Rudy Wolfgramm: I think it has ups and downs. For established artists it's actually really good because you already have a following and you have a lot of websites where you can go and say hey look at our stuff. It's easier for the fans to come and go through and hear what we have. The problem for unsigned artists is basically there are so many bands and it's just like a sea. How do you find a particular band when there are so many?

Adam Bernard: With that in mind, having your fan base obviously helps you a lot, but what else are you doing to make sure your songs do get downloaded?
Rudy Wolfgramm: We actually are using a lot of our websites, sites that are about The Jets like crushonyou.com, The Jets at MySpace, and there are a lot of other outlets to go to and just kinda let them know The Jets are back with a new album. We do a lot of making sure that all of our resources on the net are informed.

Adam Bernard: Are you touring right now?
Rudy Wolfgramm: We're doing a small little tour, we're doing tours all over the country here and there, it's not a really organized tour.

Adam Bernard: The newer work that you've been performing, how much of it has changed from back in the late 80's to adjust to being 2006?
Rudy Wolfgramm: It went from pop in the 80's where it was really pretty much that period of pop, now we have members of the band, as you know The Jets were a family of 17 brothers and sisters and the younger ones who weren't in the original group who were still doing a lot of the shows with The Jets have a collective of different kinds of music. On this new download album that we have we have music that's emo rock, we have folk, we have all kinds, not just pop, not just the pop of the past, you know we really can't do that anymore. We're just trying to show our fans The Jets have moved on, we're not just a pop group, we do rock music, we do folk music, we do all kinds of music now.

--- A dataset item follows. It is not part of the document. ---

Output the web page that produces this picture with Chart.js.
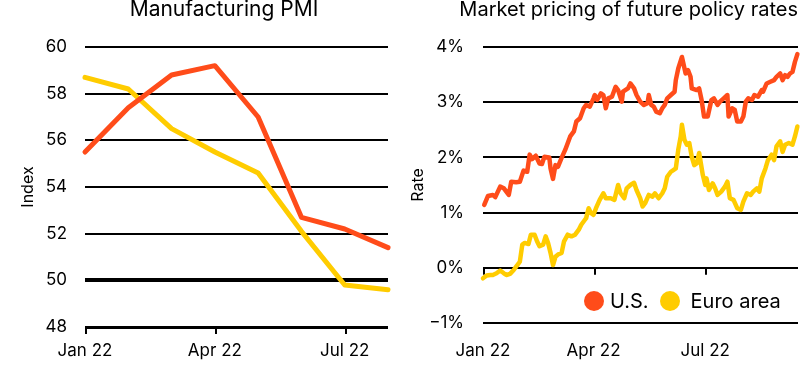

Adam Bernard: Is this why you named the album Versatility?
Rudy Wolfgramm: Yes because of the younger members who aren't really into the pop of music and have moved on. We have a group under The Jets called Against The Season and it's really neat because when you hear the new Jets album we're showcasing what we're all about as a family and all our different tastes in music.

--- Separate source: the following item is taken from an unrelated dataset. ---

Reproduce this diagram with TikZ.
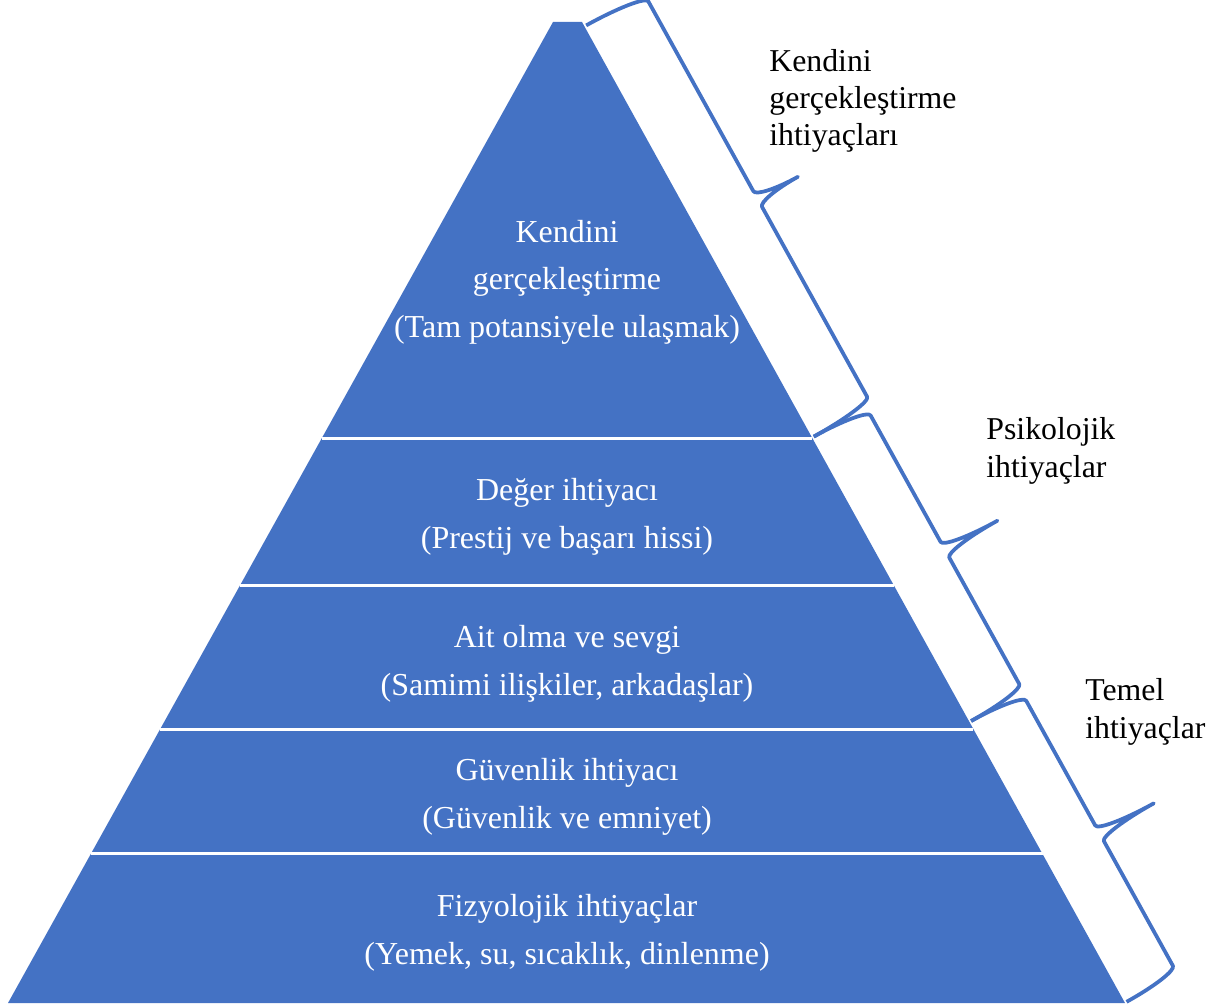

Adam Bernard: I think in order to be pure pop now you have to be a 17 year old girl who shows her midriff.
Rudy Wolfgramm: Yeah and as you know that's starting to disappear now these days with young people more keen about music, about what bands are for real and what bands are made up.

Adam Bernard: As someone who's been through and seen the pop scene for the past 20 years from the inside, is it really a cycle, a big circle, and if so what's next?
Rudy Wolfgramm: It's interesting because there is a new way of doing music. Pop music will always be around but it's starting to change into other kinds of genres of music, things used to be alternative now are pop and what was once pop is now becoming adult-contemporary, or country, but I've been in the industry for a while and I realize what has changed drastically, what changed everything, is the internet, and it's giving bands and audiences a way to connect without having a middle man as much. We still need the middle man, meaning the big record label, but young people, we have noticed, want to have music that's kind of out there, that no one really has yet, that hasn't become totally mainstream. I think that's what's really good about now in the music industry, the labels already know they have to change for the times and it's easier for the audience to connect and get music without having to go strictly through a major record label.

Adam Bernard: One thing I've always wondered and finally I have someone who can answer this for me, I know a lot of your songs, especially Rocket 2 You, have ended up on those compilation albums, The Best of the 80's type of things, do those give you any kind of good money or is it just kind of exposure at that point?
Rudy Wolfgramm: It's now exposure at this point, the ones that still make money off them are the writers, publishers. We still get something from the record label, Universal's been very good to us so it's really nice doing something with them on a different level and it gives us more freedom that we're able to express our music. If this was a normal record then you'd have a lot of people kinda directing the kind of music you have, this new Jets album we're able to do all kinds of sounds on a download album that we wouldn't do on a normal particular album.

Adam Bernard: Is there anything else you'd like to add about the album, or about yourself, or about downloading?
Rudy Wolfgramm: We're just excited about the album, we want our fans to know we've grown. The 80's was such a long time ago. We're living in a new millennia and we want to create some new fans. We know that the older fans are gonna listen to the stuff and I think they know that times have changed and you can't have the same kind of music from the 80's so I think a lot of our fans appreciate that was have been able to move forward and change and we're hearing from them and they're letting us know they do like this new direction. When we tour around there are 17 brothers and sister and when The Jets started these kids were barely being born and now they're teenagers. People come and see and they think they're seeing some of my sisters that haven't my aged but they're realizing they're the younger brothers and sisters. The older ones are kind of directing them and kind of behind the scenes now, but we still work as a family and do some shows all together. I look back and I really feel fortunate that we lived in the best period. The 80's were so great because you still had some of the 70's sound, but the 80's had all kinds of great sound and all of a sudden we got lost in all that creative from New Wave to the third British invasion of music. But it's been lost now and I sometimes can't relate to some of the music that's on the radio stations because now it's just a loop, it's just a beat and it doesn't really have the typical song that I'm used to which you had in the 80's.